In West Texas summers, an unventilated or poorly ventilated attic can reach temperatures between 150 and 170 degrees Fahrenheit. At those temperatures, the asphalt in shingles softens and the volatile compounds that keep shingles flexible begin to off-gas. The result is accelerated drying, cracking, and brittleness — a roof that ages in five years the way a properly ventilated roof ages in ten or fifteen.

Most shingle manufacturer warranties include ventilation requirements, and for good reason. A roof installed over an inadequately ventilated attic may not be covered under the full warranty terms if premature failure occurs and the ventilation deficiency is identified as a contributing factor. That’s a detail worth understanding before any new installation is completed.

The Winter Moisture Problem

The summer heat issue gets most of the attention, but winter presents its own ventilation-related threat. During cold months, warm moist air generated by normal household activity — cooking, bathing, breathing — rises and infiltrates the attic space. In a cold, under-ventilated attic, that moisture condenses on the underside of the roof deck, on rafters, and on insulation.

Over a single winter season, repeated condensation cycles can begin softening wood decking, degrading insulation R-values, and creating conditions favorable to mold growth. By the time the damage is visually apparent from inside the home, it has typically been developing for one or more full seasons.

Proper ventilation keeps air moving through the attic even in winter, preventing the moisture buildup that leads to these structural problems. Combined with adequate insulation at the attic floor — which slows heat transfer from the living space into the attic — balanced ventilation creates a thermal environment that protects the roof system year-round.

Signs Your Attic Ventilation May Be Inadequate

Several indicators suggest a ventilation problem worth investigating. Ice damming — where ice forms along the eaves during freeze events — is a classic sign that heat is escaping through the roof deck unevenly, pointing to both insulation and ventilation deficiencies. Shingles that are aging, curling, or cracking faster than their expected lifespan on a relatively young roof often have a ventilation component to the failure. Excessive heat in upper-floor living spaces during summer, or visible moisture staining on attic structural members, are additional signals that the attic environment is not being managed correctly.

If any of these conditions are present, a professional assessment of the ventilation system should be part of any roofing conversation — not an afterthought after new shingles are already installed.

Integrating Ventilation Into a Roof Replacement

The ideal time to address ventilation deficiencies is during a roof replacement, when the full system is being evaluated and the work is already underway.
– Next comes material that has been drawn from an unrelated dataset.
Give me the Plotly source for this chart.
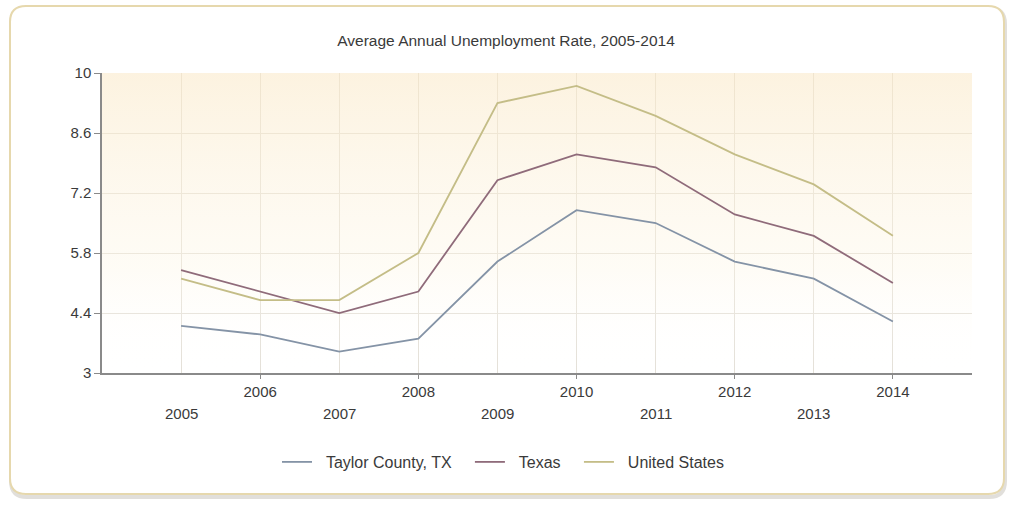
import plotly.graph_objects as go

years = [2005, 2006, 2007, 2008, 2009, 2010, 2011, 2012, 2013, 2014]
taylor = [4.1, 3.9, 3.5, 3.8, 5.6, 6.8, 6.5, 5.6, 5.2, 4.2]
texas = [5.4, 4.9, 4.4, 4.9, 7.5, 8.1, 7.8, 6.7, 6.2, 5.1]
usa = [5.2, 4.7, 4.7, 5.8, 9.3, 9.7, 9.0, 8.1, 7.4, 6.2]
series_names = ["Taylor County, TX", "Texas", "United States"]
y_ticks = [3, 4.4, 5.8, 7.2, 8.6, 10]
y_tick_text = ["3", "4.4", "5.8", "7.2", "8.6", "10"]
x_range = [2004, 2015]
y_range = [3, 10]

W, H = 1012, 506
L, R, T, B = 102, 40, 73, 133
PW, PH = W - L - R, H - T - B

FONT = "Liberation Sans, Arial, sans-serif"
TXT = "#3a3a3a"
NB = "\u00a0"

def px(x):
    return (x - L) / PW

def py(y):
    return (H - B - y) / PH

def rounded(x0, y0, x1, y1, r):
    pts = []
    pts.append(f"M {px(x0 + r)},{py(y0)}")
    pts.append(f"L {px(x1 - r)},{py(y0)}")
    pts.append(f"Q {px(x1)},{py(y0)} {px(x1)},{py(y0 + r)}")
    pts.append(f"L {px(x1)},{py(y1 - r)}")
    pts.append(f"Q {px(x1)},{py(y1)} {px(x1 - r)},{py(y1)}")
    pts.append(f"L {px(x0 + r)},{py(y1)}")
    pts.append(f"Q {px(x0)},{py(y1)} {px(x0)},{py(y1 - r)}")
    pts.append(f"L {px(x0)},{py(y0 + r)}")
    pts.append(f"Q {px(x0)},{py(y0)} {px(x0 + r)},{py(y0)} Z")
    return " ".join(pts)

fig = go.Figure()

# background gradient of the plot area
fig.add_trace(go.Scatter(
    x=[x_range[0], x_range[1], x_range[1], x_range[0], x_range[0]],
    y=[y_range[0], y_range[0], y_range[1], y_range[1], y_range[0]],
    mode="none", fill="toself",
    fillgradient=dict(type="vertical",
                      colorscale=[[0, "rgba(255,255,255,0)"], [0.35, "rgba(253,246,228,0.35)"], [1, "rgba(250,232,198,0.55)"]]),
    showlegend=False, hoverinfo="skip",
))

colors = ["#8493a6", "#8f6b7a", "#c4bd87"]
for name, vals, col in zip(series_names, [taylor, texas, usa], colors):
    fig.add_trace(go.Scatter(x=years, y=vals, name=NB * 2 + name + NB * 3, mode="lines",
                             line=dict(color=col, width=1.8)))

even_years = [y for y in years if y % 2 == 0]
odd_years = [y for y in years if y % 2 == 1]

for yr in odd_years:
    fig.add_annotation(x=yr, y=0, xref="x", yref="paper", text=str(yr),
                       showarrow=False, yanchor="middle", yshift=-40,
                       font=dict(family=FONT, size=15, color=TXT))

fig.add_shape(type="path", xref="paper", yref="paper",
              path=rounded(11, 8, 1005, 497, 16),
              line=dict(color="rgba(120,110,90,0.22)", width=4), layer="below")
fig.add_shape(type="path", xref="paper", yref="paper",
              path=rounded(10, 6, 1004, 494, 16),
              line=dict(color="#e6d8ad", width=2), fillcolor="white", layer="below")

fig.update_layout(
    width=W, height=H,
    margin=dict(l=L, r=R, t=T, b=B),
    paper_bgcolor="white", plot_bgcolor="rgba(0,0,0,0)",
    title=dict(text="Average Annual Unemployment Rate, 2005-2014",
               x=0.5, xanchor="center", y=1 - 41 / H, yanchor="middle",
               font=dict(family=FONT, size=15.5, color=TXT)),
    font=dict(family=FONT, size=15, color=TXT),
    legend=dict(orientation="h", x=px(510), xanchor="center", y=py(462), yanchor="middle",
                font=dict(family=FONT, size=16, color=TXT), itemwidth=30,
                bgcolor="rgba(0,0,0,0)"),
    showlegend=True,
    xaxis=dict(range=x_range, tickvals=years, ticktext=[str(y) if y % 2 == 0 else "" for y in years],
               ticks="", ticklabelstandoff=4, showgrid=True, gridcolor="#e4e0d8", gridwidth=1,
               showline=True, linecolor="#8a8a8a", linewidth=1.5, zeroline=False,
               minor=dict(tickvals=even_years, ticks="outside", ticklen=4, tickcolor="#8a8a8a",
                          showgrid=False),
               tickfont=dict(family=FONT, size=15, color=TXT), fixedrange=True),
    yaxis=dict(range=y_range, tickvals=y_ticks, ticktext=y_tick_text,
               ticks="outside", ticklen=6, tickcolor="#8a8a8a",
               showgrid=True, gridcolor="#e4e0d8", gridwidth=1,
               showline=True, linecolor="#8a8a8a", linewidth=1.5, zeroline=False,
               tickfont=dict(family=FONT, size=15, color=TXT), fixedrange=True),
)

fig.write_html("out.html", config={"displayModeBar": False},
               post_script="document.body.style.margin='0';")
Adding or repositioning ridge vents, clearing and extending soffit intake areas, or installing powered ventilation where passive airflow is insufficient are all significantly easier and less disruptive during a full replacement than as standalone projects afterward.

A contractor who reviews your attic ventilation as part of the replacement process and makes specific recommendations based on your home’s geometry, insulation, and existing vent placement is delivering genuine value — not just installing shingles and moving on.

Ventilation and Long-Term Roofing Value

Every investment in a residential roof is ultimately a bet on how long that system will perform before it needs to be replaced again. Shingle quality, installation craftsmanship, and material warranties all influence that timeline. So does the thermal environment those materials live in every day.

Addressing hail and wind damage promptly, choosing impact-resistant materials, and hiring a certified contractor are all important decisions. But ensuring the attic ventilation system is doing its job is the foundational condition that makes everything else perform as intended. In a climate as demanding as the Texas Panhandle, leaving that variable unaddressed is a cost that compounds quietly — until it isn’t quiet anymore.